Along with clouds, aerosols were probably the biggest uncertainties in understanding climate change, he said.

“They’re really, really important but they’re incredibly hard to measure.

“It’s one of the more important things I’ve been working on.”

In addition, he is working towards a paper on how scientists can study images from camera systems, in particular clouds. Unlike the human eye, the computer cannot register contours and gradients in the sky.

“To do that programmatically is actually quite tricky. You’ve go to come up with ways of dealing with that kind of thing – making sure that your measure of how much cloud is in the sky, which is typically what we’re trying to get from these instruments, is good and semi-realistic.

He had been developing “new, smart ways” of doing that using modern imaging processing techniques.

“It’s super nerdy stuff .. I think it’s quite interesting.”

His work involves collaborating with the University of Hanover, comparing data from cameras based in both Germany and Lauder.

“I’ve got all the data I need to [make a] sort of hemispheric comparison.

“One of the big differences between the northern and southern hemisphere is the amount of clouds and what those clouds look like.

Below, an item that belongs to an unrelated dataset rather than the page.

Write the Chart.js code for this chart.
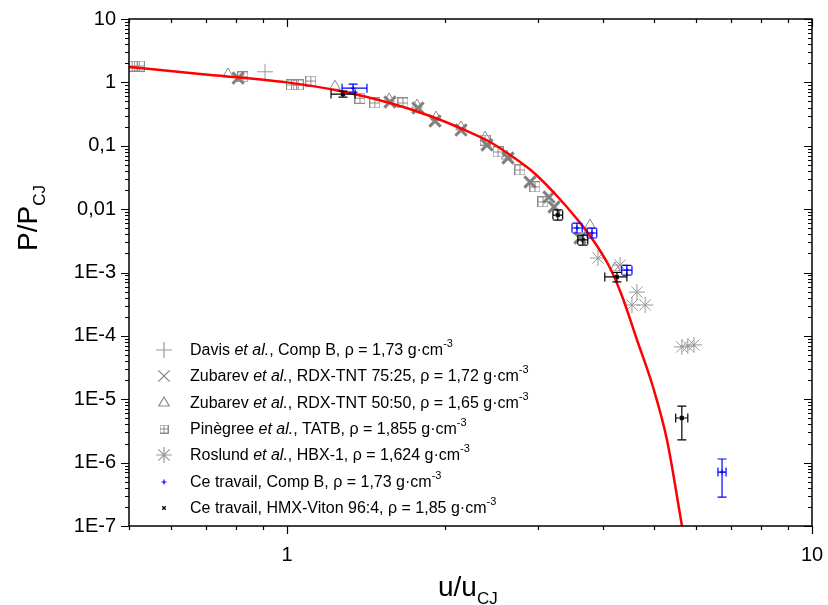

It was interesting to assess what the differences were between New Zealand and Germany, which had a similar latitude, Dr Geddes said.

However, the comparison could be difficult “because obviously Germany’s inland, but it’d be interesting data to have a look at”.

His programming work ensured measurements taken by the instruments were efficient and reliable, which was where Lauder’s value lies.

“That is the core of what we do here. We’re a long-term measurement site, so our value is in providing this data that is good, robust and is not going to have any errors in it or anything too wrong with it.”

He had known about Lauder for five or six years, because it was well regarded for having excellently maintained datasets and good-quality measurements.

“It’s incredibly important. It means we don’t have as much time to do what we’d like to do which is actually research . . . it’s a constant battle of trying to keep things alive, keep things going and modernise, upgrade.

“We don’t really have an agenda in what we’re trying to find, we’re just getting as good a data as we can and then from that assessing what we can draw from that data,” he said.

The goal was to “take a really good measurement”.